* **Given request**
Using the data beneath, show every line that includes the word "with".

Rows from a dataset of charts and code:

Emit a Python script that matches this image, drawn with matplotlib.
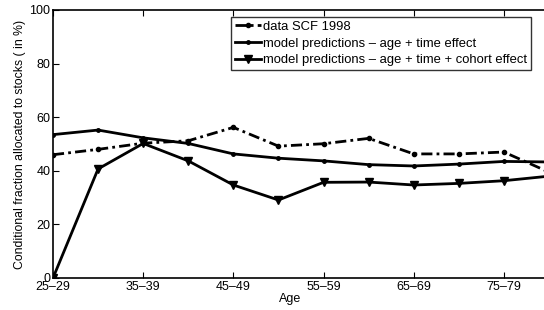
import matplotlib
matplotlib.use('Agg')
import matplotlib.pyplot as plt
import numpy as np

plt.rcParams['font.family'] = ['Liberation Sans', 'DejaVu Sans']

# age groups 25-29 ... 80-84
groups = ['25–29', '30–34', '35–39', '40–44', '45–49', '50–54',
          '55–59', '60–64', '65–69', '70–74', '75–79', '80–84']
data_scf = [46.0, 48.0, 50.3, 51.2, 56.2, 49.2, 50.1, 52.1, 46.3, 46.3, 47.0, 39.5]
age_time = [53.5, 55.2, 52.3, 50.2, 46.3, 44.7, 43.7, 42.3, 41.8, 42.5, 43.5, 43.3]
cohort = [0.0, 40.7, 50.2, 43.7, 34.7, 29.1, 35.7, 35.8, 34.7, 35.3, 36.3, 38.0]
tick_labels = ['25–29', '35–39', '45–49', '55–59', '65–69', '75–79']

x = np.arange(len(groups))

fig = plt.figure(figsize=(5.44, 3.10), dpi=100)
ax = fig.add_axes([53/544, 1 - 278/310, (549 - 53)/544, (278 - 10)/310])

ax.plot(x, data_scf, color='black', lw=2, ls=(0, (4, 1.5, 1, 1.5)), marker='o', ms=3,
        label='data SCF 1998')
ax.plot(x, age_time, color='black', lw=2, ls='-', marker='o', ms=2.5,
        label='model predictions – age + time effect')
ax.plot(x, cohort, color='black', lw=2, ls='-', marker='v', ms=6,
        label='model predictions – age + time + cohort effect')

ax.set_xlim(0, 11)
ax.set_ylim(0, 100)
ax.set_xticks(x[::2])
ax.set_xticklabels(tick_labels)
ax.set_yticks([0, 20, 40, 60, 80, 100])
ax.tick_params(direction='in', top=True, right=False, labelsize=9, length=4, pad=2)
ax.spines['right'].set_visible(False)
for s in ['left', 'bottom', 'top']:
    ax.spines[s].set_linewidth(1.2)

ax.set_ylabel('Conditional fraction allocated to stocks ( in %)', fontsize=8.8, labelpad=2)
ax.set_xlabel('Age', fontsize=9)
ax.xaxis.set_label_coords((290 - 53)/(549 - 53), -0.055)

leg = ax.legend(loc='upper left', bbox_to_anchor=((231 - 53)/496, (278 - 17)/268),
                fontsize=9.4, frameon=True, fancybox=False, edgecolor='black',
                borderpad=0.3, labelspacing=0.35, handlelength=2.0, handletextpad=0.15,
                borderaxespad=0)
leg.get_frame().set_linewidth(1.0)

fig.savefig('out.png', dpi=100)
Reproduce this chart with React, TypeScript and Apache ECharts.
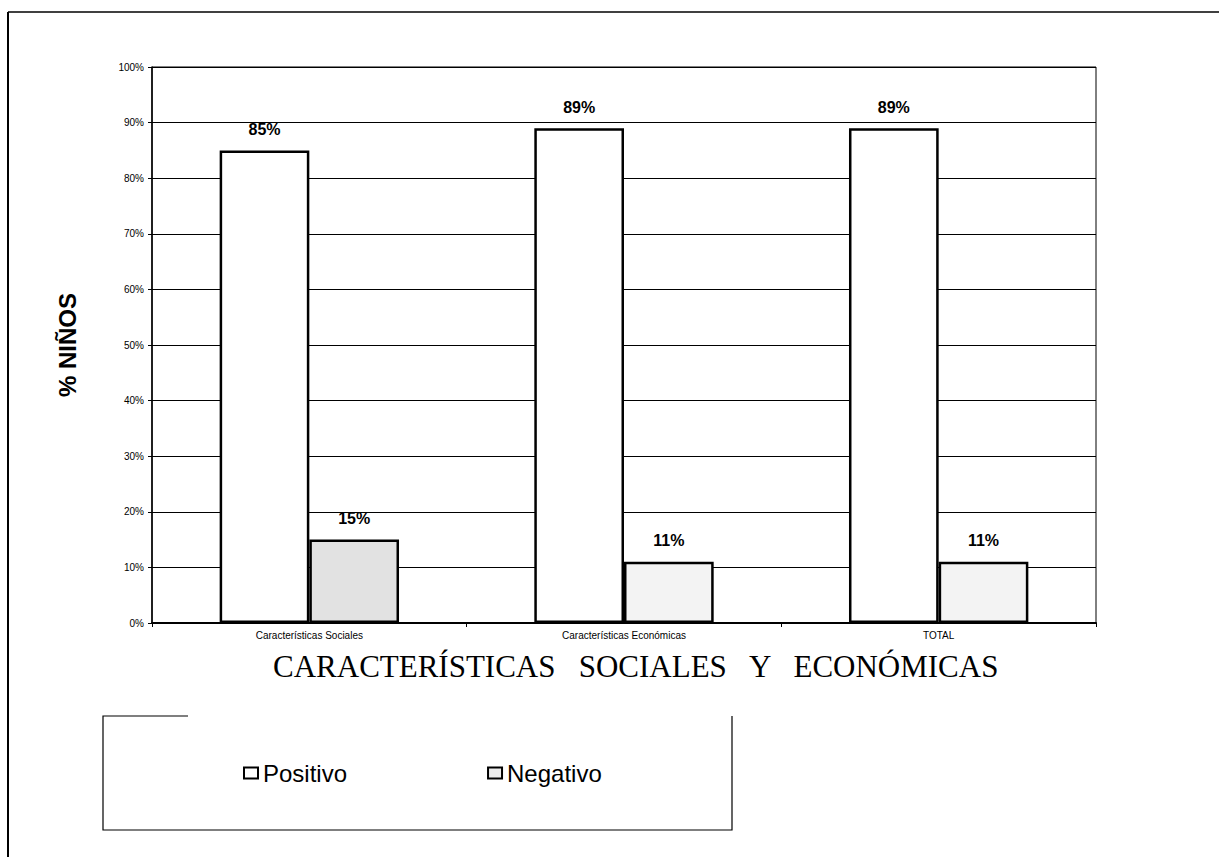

* **Expected answer**
Emit a Python script that matches this image, drawn with matplotlib.
Reproduce this chart with React, TypeScript and Apache ECharts.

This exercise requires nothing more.